According to tribal police and a supervisor with the U.S. Drug Enforcement Administration, hundreds of Native Americans in North Dakota have been ensnared by Detroit traffickers, who set up a drug pipeline more than a decade ago targeting communities and reservations that had fewer police, fewer competitors, and rampant addiction rates, reports USA Today. In the past few years, DEA agents say the danger has intensified as traffickers began cutting drugs with the opioid fentanyl.
Fentanyl is often pressed into counterfeit pills dyed to mimic prescription pain tablets and 80 percent-90 percent of the reservation’s supply originate from Michigan, mainly Detroit and its suburbs.
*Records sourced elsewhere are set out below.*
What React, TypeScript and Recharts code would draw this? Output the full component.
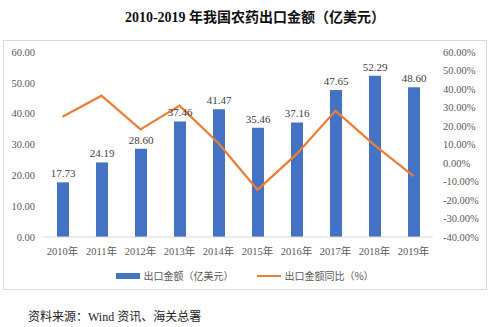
import { ComposedChart, Bar, Line, XAxis, YAxis, LabelList, Legend } from 'recharts';

const years = ['2010年', '2011年', '2012年', '2013年', '2014年', '2015年', '2016年', '2017年', '2018年', '2019年'];
const exportValue = [17.73, 24.19, 28.6, 37.46, 41.47, 35.46, 37.16, 47.65, 52.29, 48.6];
const exportYoY = [25.0, 36.4, 18.2, 31.0, 10.7, -14.5, 4.8, 28.2, 9.7, -7.1];
const leftTicks = [0, 10, 20, 30, 40, 50, 60];
const rightTicks = [-40, -30, -20, -10, 0, 10, 20, 30, 40, 50, 60];

const data = years.map((year, i) => ({ year, value: exportValue[i], yoy: exportYoY[i] }));

const BLUE = '#4472C4';
const ORANGE = '#ED7D31';
const SERIF = '"Liberation Serif", "Noto Sans CJK SC", serif';
const tick = { fill: '#595959', fontSize: 10.5, fontFamily: SERIF };

function LegendBox() {
  const text = { fontSize: 10, color: '#595959', fontFamily: '"Noto Sans CJK SC", sans-serif' };
  return (
    <div style={{ display: 'flex', justifyContent: 'center', alignItems: 'center', gap: 24 }}>
      <div style={{ display: 'flex', alignItems: 'center', gap: 3 }}>
        <span style={{ width: 24, height: 6, background: BLUE, display: 'inline-block' }} />
        <span style={text}>出口金额（亿美元）</span>
      </div>
      <div style={{ display: 'flex', alignItems: 'center', gap: 3 }}>
        <span style={{ width: 24, height: 2, background: ORANGE, display: 'inline-block' }} />
        <span style={text}>出口金额同比（%）</span>
      </div>
    </div>
  );
}

export default function App() {
  return (
    <div style={{ position: 'absolute', left: 0, top: 0, width: 500, height: 327, background: '#fff' }}>
      <div
        style={{
          position: 'absolute',
          top: 6,
          left: 0,
          width: 510,
          textAlign: 'center',
          fontFamily: SERIF,
          fontWeight: 'bold',
          fontSize: 14,
          color: '#111',
        }}
      >
        2010-2019 年我国农药出口金额（亿美元）
      </div>
      <div style={{ position: 'absolute', left: 3, top: 40, width: 484, height: 250, border: '1px solid #d9d9d9', boxSizing: 'border-box' }}>
        <ComposedChart width={482} height={248} data={data} margin={{ top: 11, right: 0, bottom: 6, left: 0 }}>
          <XAxis
            dataKey="year"
            tick={tick}
            tickLine={false}
            tickMargin={5}
            axisLine={{ stroke: '#d9d9d9' }}
            interval={0}
            height={31}
          />
          <YAxis
            yAxisId="left"
            domain={[0, 60]}
            ticks={leftTicks}
            tick={tick}
            tickFormatter={(v: number) => v.toFixed(2)}
            axisLine={false}
            tickLine={false}
            width={39}
          />
          <YAxis
            yAxisId="right"
            orientation="right"
            domain={[-40, 60]}
            ticks={rightTicks}
            tick={{ ...tick, textAnchor: 'start' }}
            tickFormatter={(v: number) => v.toFixed(2) + '%'}
            axisLine={false}
            tickLine={false}
            tickMargin={4}
            width={53}
          />
          <Bar yAxisId="left" dataKey="value" fill={BLUE} barSize={12} isAnimationActive={false}>
            <LabelList
              dataKey="value"
              position="top"
              formatter={(v: number) => v.toFixed(2)}
              style={{ fill: '#404040', fontSize: 11, fontFamily: SERIF }}
            />
          </Bar>
          <Line
            yAxisId="right"
            dataKey="yoy"
            stroke={ORANGE}
            strokeWidth={2.2}
            dot={false}
            isAnimationActive={false}
          />
          <Legend verticalAlign="bottom" content={() => <LegendBox />} />
        </ComposedChart>
      </div>
      <div style={{ position: 'absolute', left: 28, top: 307, fontFamily: SERIF, fontSize: 12, color: '#222' }}>
        资料来源：Wind 资讯、海关总署
      </div>
    </div>
  );
}
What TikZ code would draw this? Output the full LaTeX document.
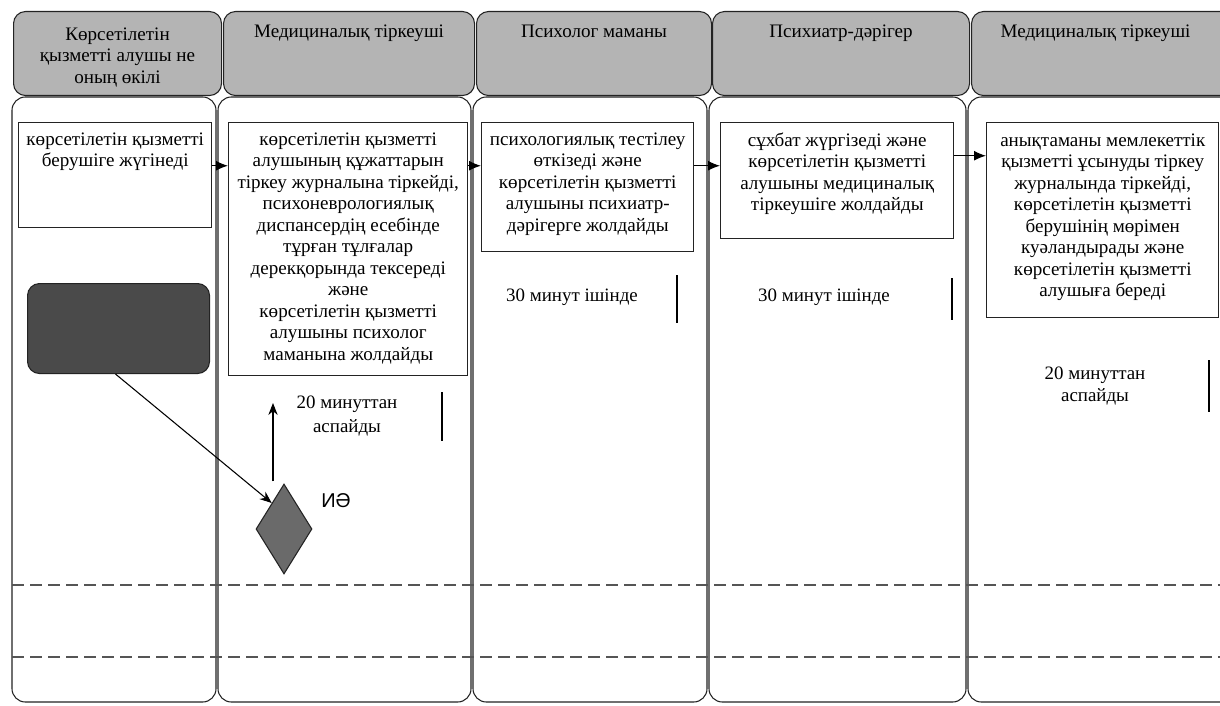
\documentclass[tikz,border=0pt]{standalone}
\usepackage{fontspec}
\setmainfont{Liberation Serif}
\newfontfamily\sansf{Liberation Sans}
\usetikzlibrary{arrows.meta,shapes.geometric,calc}
\newdimen\pxu \pxu=0.75pt
\newcommand\bxt[4]{\parbox[c][#2\pxu][t]{#1\pxu}{\centering\vspace*{#3\pxu}#4\par}}
\definecolor{hdrgray}{RGB}{180,180,180}
\definecolor{darkfill}{RGB}{74,74,74}
\definecolor{diafill}{RGB}{106,106,106}
\definecolor{dashgray}{RGB}{85,85,85}
\definecolor{edge}{RGB}{35,35,35}
\tikzset{
  lane/.style={draw=edge, line width=0.8pt, rounded corners=10pt, fill=white},
  hdr/.style={draw=edge, line width=0.8pt, rounded corners=9pt, fill=hdrgray, inner sep=0pt, anchor=north west},
  stepbox/.style={draw=edge, line width=1.1pt, fill=white, inner sep=0pt, anchor=north west},
  arr/.style={draw=black, line width=0.9pt, -{Latex[length=9pt,width=7.5pt]}},
  arrthin/.style={draw=black, line width=0.8pt, -{Stealth[length=9pt,width=7pt]}},
  dashline/.style={draw=dashgray, line width=1.1pt, dash pattern=on 9pt off 4.5pt},
  bar/.style={draw=black, line width=0.8pt},
  timetxt/.style={align=center, font=\fontsize{14.2}{17.5}\selectfont},
}
\begin{document}
\begin{tikzpicture}[x=0.75pt,y=-0.75pt, font=\fontsize{14.3}{16.1}\selectfont]
\useasboundingbox (0,0) rectangle (1220,706);
\fill[white] (0,0) rectangle (1220,706);

% lanes
\draw[lane] (12,97) rectangle (216,702);
\draw[lane] (218,97) rectangle (471,702);
\draw[lane] (473,97) rectangle (707,702);
\draw[lane] (709,97) rectangle (966,702);
\draw[lane] (968,97) rectangle (1250,702);

% dashed rows
\draw[dashline] (12,585) -- (1220,585);
\draw[dashline] (12,657) -- (1220,657);

% headers
\node[hdr] (h1) at (13,11) {\bxt{208}{84}{16}{Көрсетілетін\\қызметті алушы не\\оның өкілі}};
\node[hdr] (h2) at (223,11) {\bxt{251}{84}{13}{Медициналық тіркеуші}};
\node[hdr] (h3) at (476,11) {\bxt{235}{84}{13}{Психолог маманы}};
\node[hdr] (h4) at (712,11) {\bxt{257}{84}{13}{Психиатр-дәрігер}};
\node[hdr] (h5) at (971,11) {\bxt{262}{84}{13}{\hspace*{-14\pxu}Медициналық тіркеуші}};

% process boxes
\node[stepbox] (b1) at (18,122) {\bxt{193}{105}{10}{көрсетілетін қызметті\\берушіге жүгінеді}};
\node[stepbox] (b2) at (228,122) {\bxt{239}{253}{10}{көрсетілетін қызметті\\алушының құжаттарын\\тіркеу журналына тіркейді,\\психоневрологиялық\\диспансердің есебінде\\тұрған тұлғалар\\дерекқорында тексереді\\және\\көрсетілетін қызметті\\алушыны психолог\\маманына жолдайды}};
\node[stepbox] (b3) at (481,122) {\bxt{212}{129}{10}{психологиялық тестілеу\\өткізеді және\\көрсетілетін қызметті\\алушыны психиатр-\\дәрігерге жолдайды}};
\node[stepbox] (b4) at (720,122) {\bxt{233}{116}{10}{сұхбат жүргізеді және\\көрсетілетін қызметті\\алушыны медициналық\\тіркеушіге жолдайды}};
\node[stepbox] (b5) at (986,122) {\bxt{232}{195}{11}{анықтаманы мемлекеттік\\қызметті ұсынуды тіркеу\\журналында тіркейді,\\көрсетілетін қызметті\\берушінің мөрімен\\куәландырады және\\көрсетілетін қызметті\\алушыға береді}};

% dark start block and diamond
\node[draw=edge, line width=0.8pt, fill=darkfill, rounded corners=9pt, anchor=north west,
      minimum width=182\pxu, minimum height=90\pxu, inner sep=0pt] (dk) at (27,283) {};
\node[diamond, draw=edge, line width=0.8pt, fill=diafill, inner sep=0pt, aspect=0.62,
      minimum width=56\pxu, minimum height=90\pxu] (dm) at (284,529) {};
\node[font=\sansf\fontsize{15}{17}\selectfont] (ie) at (336,501) {ИӘ};

% connectors
\coordinate (r1) at ($(b1.east)+(0,-9.5)$);
\draw[arr] (r1) -- (r1 -| b2.west);
\draw[arr] (r1 -| b2.east) -- (r1 -| b3.west);
\draw[arr] (r1 -| b3.east) -- (r1 -| b4.west);
\coordinate (r4) at ($(b4.east)+(0,-25)$);
\draw[arr] (r4) -- (r4 -| b5.west);
\draw[arrthin] ($(dk.south)+(-3,0)$) -- ($(dm.west)!0.57!(dm.north)$);
\coordinate (upend) at (273,403);
\draw[arrthin] ($(upend |- dm.north)+(0,-2)$) -- (upend);

% time labels
\node[timetxt] (t2) at (347,416) {20 минуттан\\аспайды};
\node[timetxt] (t3) at (572,297) {30 минут ішінде};
\node[timetxt] (t4) at (824,297) {30 минут ішінде};
\node[timetxt, font=\fontsize{14.2}{16}\selectfont] (t5) at (1095,386) {20 минуттан\\аспайды};

% side bars
\draw[bar] (442,392) -- (442,441);
\draw[bar] (677,275) -- (677,323);
\draw[bar] (952,278) -- (952,320);
\draw[bar] (1209,360) -- (1209,412);
\end{tikzpicture}
\end{document}
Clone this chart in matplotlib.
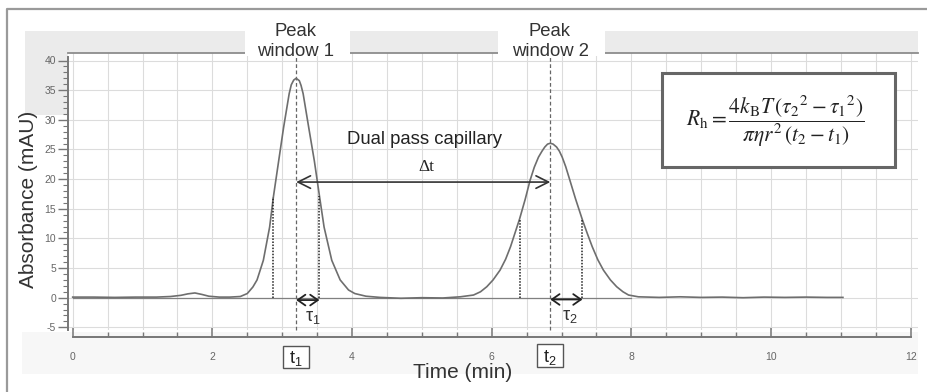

DEA reports show that the majority of fentanyl in the U.S. is coming from two cartels: Sinaloa, once headed by infamous boss “El Chapo,” and the ruthless Cártel Jalisco Nueva Generación or CJNG, based in Guadalajara. Drug traffickers, attracted to the area by tribal members with money to spend from oil boom royalty money, as well as camouflage provided by a diverse group of oil workers, can sell opioids for $80-$100 that normally go for $5-$8 wholesale. Across North Dakota, DEA agents intercepted 1,541 fake pills in the fiscal year that ended in September 2018 — with seizures skyrocketing to 16,035 so far this fiscal year. In the last two years alone the area has seen 263 overdoses and 20 deaths.